→ **WHAT THE TASK ASKS**: In the listing below, locate the line with "Output the web" and the line with "const refLine = 1;", then output both and everything between them exactly, minus any pictures.

→ **MATERIAL PROVIDED**:
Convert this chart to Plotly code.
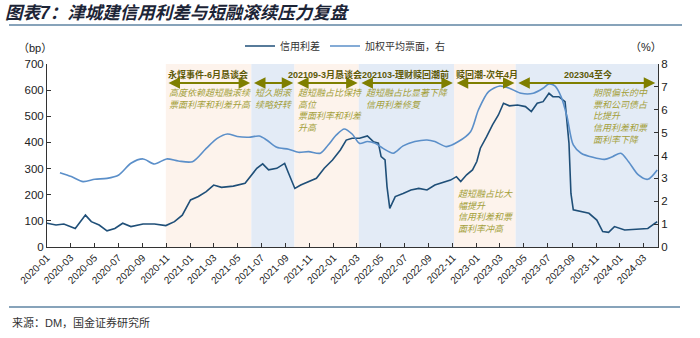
---
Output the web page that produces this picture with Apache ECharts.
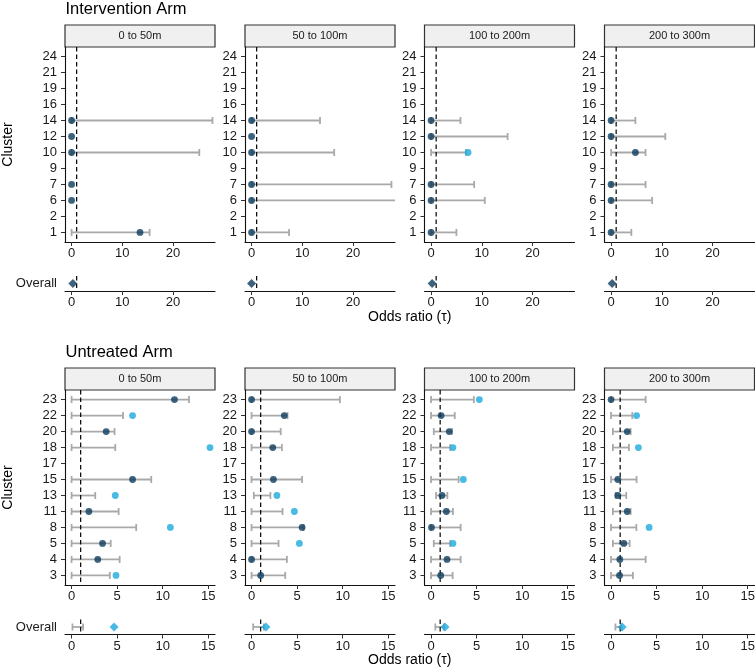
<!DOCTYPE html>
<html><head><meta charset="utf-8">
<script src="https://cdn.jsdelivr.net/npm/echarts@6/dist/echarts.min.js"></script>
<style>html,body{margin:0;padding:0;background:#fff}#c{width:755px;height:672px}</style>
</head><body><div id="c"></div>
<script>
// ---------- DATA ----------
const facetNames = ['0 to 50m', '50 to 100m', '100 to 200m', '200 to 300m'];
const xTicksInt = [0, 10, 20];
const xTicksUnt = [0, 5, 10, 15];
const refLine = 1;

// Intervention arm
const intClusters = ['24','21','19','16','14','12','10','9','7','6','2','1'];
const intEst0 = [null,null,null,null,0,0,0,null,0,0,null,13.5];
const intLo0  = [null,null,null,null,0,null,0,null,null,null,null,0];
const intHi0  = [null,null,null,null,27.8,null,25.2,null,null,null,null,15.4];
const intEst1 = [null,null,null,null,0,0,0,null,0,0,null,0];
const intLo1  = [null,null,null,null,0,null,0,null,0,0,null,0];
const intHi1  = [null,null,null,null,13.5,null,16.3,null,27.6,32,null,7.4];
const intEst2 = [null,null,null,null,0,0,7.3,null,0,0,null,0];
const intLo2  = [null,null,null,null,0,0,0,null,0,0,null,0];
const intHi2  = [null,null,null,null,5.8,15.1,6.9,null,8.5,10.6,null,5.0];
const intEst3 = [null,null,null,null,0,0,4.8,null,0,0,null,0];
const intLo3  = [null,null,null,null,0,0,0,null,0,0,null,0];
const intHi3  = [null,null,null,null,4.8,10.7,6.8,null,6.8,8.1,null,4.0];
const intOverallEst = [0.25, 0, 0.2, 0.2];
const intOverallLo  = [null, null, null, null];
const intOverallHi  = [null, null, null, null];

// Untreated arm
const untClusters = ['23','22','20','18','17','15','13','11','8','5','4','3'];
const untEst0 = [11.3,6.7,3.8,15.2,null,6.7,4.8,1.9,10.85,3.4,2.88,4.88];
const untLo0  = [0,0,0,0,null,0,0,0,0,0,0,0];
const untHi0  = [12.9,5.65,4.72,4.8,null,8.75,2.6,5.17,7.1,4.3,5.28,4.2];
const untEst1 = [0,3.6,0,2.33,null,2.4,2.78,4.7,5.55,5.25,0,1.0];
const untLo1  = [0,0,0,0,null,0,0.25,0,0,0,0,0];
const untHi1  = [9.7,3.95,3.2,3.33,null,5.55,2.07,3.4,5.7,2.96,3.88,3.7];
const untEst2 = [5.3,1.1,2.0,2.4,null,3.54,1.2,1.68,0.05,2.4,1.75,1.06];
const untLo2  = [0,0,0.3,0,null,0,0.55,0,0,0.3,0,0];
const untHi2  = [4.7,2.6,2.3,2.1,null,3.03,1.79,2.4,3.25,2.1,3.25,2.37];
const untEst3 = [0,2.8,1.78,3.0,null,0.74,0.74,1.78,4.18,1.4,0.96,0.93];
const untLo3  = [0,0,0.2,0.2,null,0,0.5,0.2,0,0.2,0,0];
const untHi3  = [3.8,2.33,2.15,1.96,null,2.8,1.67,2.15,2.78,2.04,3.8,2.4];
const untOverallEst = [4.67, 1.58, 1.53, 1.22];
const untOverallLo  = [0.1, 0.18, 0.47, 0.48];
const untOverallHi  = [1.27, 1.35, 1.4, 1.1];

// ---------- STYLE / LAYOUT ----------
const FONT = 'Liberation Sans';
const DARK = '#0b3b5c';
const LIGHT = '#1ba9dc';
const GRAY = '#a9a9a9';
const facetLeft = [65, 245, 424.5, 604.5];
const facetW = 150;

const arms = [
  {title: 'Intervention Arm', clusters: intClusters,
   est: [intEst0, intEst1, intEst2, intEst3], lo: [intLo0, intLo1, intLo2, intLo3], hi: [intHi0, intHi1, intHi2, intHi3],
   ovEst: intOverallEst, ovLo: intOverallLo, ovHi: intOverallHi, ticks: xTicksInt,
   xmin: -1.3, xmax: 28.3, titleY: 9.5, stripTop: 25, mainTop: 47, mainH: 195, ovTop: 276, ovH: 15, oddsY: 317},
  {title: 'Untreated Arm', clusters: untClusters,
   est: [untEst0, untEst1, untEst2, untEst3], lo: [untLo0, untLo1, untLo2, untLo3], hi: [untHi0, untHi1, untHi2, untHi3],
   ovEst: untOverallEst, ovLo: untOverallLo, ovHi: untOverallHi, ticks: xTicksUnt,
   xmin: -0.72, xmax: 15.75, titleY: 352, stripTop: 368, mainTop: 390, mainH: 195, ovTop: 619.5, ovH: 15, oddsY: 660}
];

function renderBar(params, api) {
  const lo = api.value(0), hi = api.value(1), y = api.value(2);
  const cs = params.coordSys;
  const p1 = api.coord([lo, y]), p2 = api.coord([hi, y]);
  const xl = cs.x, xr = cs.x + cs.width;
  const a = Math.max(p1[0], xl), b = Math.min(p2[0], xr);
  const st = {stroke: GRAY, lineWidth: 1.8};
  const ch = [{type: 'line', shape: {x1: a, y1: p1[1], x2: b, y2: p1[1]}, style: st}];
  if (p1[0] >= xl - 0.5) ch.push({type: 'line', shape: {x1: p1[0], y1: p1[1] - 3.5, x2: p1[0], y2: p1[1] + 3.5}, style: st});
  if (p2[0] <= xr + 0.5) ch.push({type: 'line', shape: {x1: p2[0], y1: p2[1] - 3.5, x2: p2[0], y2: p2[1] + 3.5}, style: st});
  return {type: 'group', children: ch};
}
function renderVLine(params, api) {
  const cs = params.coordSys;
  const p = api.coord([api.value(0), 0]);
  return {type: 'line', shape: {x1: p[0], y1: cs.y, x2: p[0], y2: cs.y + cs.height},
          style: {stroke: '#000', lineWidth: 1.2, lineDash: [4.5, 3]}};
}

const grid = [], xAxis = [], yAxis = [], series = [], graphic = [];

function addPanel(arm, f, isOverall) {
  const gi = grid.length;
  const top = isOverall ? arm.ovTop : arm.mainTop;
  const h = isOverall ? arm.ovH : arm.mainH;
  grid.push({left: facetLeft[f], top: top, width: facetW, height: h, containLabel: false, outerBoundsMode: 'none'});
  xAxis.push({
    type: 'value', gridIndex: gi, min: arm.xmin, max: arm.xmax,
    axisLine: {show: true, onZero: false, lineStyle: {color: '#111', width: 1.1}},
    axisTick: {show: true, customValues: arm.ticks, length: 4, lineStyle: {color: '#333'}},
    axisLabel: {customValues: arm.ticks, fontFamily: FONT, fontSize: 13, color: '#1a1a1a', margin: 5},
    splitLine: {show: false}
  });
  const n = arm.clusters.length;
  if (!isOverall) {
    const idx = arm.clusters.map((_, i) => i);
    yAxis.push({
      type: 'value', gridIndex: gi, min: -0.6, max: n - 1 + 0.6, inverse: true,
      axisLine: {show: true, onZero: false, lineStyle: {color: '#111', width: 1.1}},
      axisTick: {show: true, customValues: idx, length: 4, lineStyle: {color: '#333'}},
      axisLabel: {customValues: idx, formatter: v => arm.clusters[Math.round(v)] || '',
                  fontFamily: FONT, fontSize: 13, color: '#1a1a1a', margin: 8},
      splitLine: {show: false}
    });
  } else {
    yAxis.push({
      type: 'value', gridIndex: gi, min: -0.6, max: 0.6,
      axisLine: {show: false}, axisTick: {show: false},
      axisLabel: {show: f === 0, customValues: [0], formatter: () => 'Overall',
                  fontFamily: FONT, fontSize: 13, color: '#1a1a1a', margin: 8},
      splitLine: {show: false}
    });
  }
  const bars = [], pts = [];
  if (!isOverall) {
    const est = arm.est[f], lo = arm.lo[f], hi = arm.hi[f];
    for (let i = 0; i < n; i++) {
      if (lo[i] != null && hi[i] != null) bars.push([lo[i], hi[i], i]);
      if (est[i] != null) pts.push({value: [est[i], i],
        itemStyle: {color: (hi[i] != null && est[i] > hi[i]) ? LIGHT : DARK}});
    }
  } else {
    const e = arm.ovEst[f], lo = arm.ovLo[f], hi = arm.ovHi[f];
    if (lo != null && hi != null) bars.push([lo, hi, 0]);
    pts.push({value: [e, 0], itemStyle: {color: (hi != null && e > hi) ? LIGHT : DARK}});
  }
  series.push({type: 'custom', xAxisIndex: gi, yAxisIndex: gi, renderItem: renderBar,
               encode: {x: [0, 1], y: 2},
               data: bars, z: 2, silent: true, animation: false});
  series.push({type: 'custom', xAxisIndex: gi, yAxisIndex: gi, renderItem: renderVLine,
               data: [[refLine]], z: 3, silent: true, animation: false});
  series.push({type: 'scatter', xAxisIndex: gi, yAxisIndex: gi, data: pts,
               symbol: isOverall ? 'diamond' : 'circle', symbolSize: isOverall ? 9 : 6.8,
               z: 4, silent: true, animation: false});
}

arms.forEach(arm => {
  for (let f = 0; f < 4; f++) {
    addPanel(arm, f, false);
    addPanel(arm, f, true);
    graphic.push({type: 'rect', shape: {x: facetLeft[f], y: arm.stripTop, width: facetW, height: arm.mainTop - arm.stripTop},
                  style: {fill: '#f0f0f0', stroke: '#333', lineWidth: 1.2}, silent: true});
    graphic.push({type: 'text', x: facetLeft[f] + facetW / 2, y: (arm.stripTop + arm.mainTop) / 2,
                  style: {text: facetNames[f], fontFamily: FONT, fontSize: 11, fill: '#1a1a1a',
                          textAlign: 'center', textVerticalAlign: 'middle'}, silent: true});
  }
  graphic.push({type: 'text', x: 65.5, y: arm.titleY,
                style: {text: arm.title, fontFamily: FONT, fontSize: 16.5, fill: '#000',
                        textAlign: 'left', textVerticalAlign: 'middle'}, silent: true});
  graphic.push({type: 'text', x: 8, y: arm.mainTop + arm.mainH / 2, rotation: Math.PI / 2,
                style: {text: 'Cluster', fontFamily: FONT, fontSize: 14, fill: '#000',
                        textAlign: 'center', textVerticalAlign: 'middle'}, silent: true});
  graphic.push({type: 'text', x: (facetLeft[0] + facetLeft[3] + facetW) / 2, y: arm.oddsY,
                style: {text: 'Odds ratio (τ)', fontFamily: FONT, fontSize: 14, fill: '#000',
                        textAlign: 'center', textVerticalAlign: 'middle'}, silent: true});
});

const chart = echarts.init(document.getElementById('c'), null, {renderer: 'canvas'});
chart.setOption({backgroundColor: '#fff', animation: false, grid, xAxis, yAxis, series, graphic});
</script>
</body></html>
==
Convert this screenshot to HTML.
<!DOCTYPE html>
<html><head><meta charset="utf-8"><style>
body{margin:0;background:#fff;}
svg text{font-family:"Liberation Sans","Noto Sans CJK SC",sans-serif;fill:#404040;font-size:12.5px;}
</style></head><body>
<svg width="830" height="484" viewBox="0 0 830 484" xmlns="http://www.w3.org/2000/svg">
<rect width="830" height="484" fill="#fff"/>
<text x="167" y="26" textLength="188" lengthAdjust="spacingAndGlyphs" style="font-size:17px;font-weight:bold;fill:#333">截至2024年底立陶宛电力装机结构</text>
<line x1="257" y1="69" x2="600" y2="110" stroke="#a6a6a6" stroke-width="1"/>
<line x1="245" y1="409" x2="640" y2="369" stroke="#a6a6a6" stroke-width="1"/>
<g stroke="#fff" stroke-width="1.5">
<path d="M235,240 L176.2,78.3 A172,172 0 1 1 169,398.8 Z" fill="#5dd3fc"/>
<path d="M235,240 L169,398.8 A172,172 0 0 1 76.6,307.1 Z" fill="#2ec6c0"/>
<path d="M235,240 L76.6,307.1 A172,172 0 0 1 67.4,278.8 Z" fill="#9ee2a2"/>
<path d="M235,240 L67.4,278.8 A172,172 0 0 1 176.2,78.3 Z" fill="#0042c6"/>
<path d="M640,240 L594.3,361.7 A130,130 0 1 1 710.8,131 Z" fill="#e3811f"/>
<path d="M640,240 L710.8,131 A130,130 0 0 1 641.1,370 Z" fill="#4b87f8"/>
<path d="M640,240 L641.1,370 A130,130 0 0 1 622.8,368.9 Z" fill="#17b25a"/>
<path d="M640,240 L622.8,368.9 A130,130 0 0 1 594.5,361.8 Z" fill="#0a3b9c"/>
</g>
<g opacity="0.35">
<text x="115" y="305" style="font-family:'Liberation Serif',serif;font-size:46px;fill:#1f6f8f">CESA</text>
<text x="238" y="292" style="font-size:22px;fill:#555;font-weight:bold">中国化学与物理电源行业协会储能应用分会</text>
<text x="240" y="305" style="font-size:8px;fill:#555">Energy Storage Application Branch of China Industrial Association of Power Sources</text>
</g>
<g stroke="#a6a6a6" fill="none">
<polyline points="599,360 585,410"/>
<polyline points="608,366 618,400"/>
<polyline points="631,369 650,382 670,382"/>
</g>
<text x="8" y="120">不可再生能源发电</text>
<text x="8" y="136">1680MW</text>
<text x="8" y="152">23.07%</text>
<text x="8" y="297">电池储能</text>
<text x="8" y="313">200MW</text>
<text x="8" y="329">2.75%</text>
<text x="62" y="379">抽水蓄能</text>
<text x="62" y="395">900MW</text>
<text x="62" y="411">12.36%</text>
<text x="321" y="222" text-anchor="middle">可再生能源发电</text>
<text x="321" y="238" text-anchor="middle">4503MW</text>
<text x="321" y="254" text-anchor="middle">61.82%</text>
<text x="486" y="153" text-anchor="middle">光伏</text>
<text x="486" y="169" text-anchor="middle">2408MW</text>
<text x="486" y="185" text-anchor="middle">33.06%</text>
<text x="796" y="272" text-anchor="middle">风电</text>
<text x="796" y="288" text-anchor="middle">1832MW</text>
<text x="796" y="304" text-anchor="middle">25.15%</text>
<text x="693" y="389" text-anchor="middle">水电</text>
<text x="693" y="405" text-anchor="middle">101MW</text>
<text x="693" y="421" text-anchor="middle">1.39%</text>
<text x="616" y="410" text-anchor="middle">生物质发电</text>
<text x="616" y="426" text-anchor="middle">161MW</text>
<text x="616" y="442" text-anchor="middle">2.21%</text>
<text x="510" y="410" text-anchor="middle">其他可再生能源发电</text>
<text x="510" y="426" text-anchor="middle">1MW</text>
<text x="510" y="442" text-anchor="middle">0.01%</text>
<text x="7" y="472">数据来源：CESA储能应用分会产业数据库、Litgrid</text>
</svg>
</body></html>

→ **PROBLEM SOLUTION**:
Output the web page that produces this picture with Apache ECharts.
<!DOCTYPE html>
<html><head><meta charset="utf-8">
<script src="https://cdn.jsdelivr.net/npm/echarts@6/dist/echarts.min.js"></script>
<style>html,body{margin:0;padding:0;background:#fff}#c{width:755px;height:672px}</style>
</head><body><div id="c"></div>
<script>
// ---------- DATA ----------
const facetNames = ['0 to 50m', '50 to 100m', '100 to 200m', '200 to 300m'];
const xTicksInt = [0, 10, 20];
const xTicksUnt = [0, 5, 10, 15];
const refLine = 1;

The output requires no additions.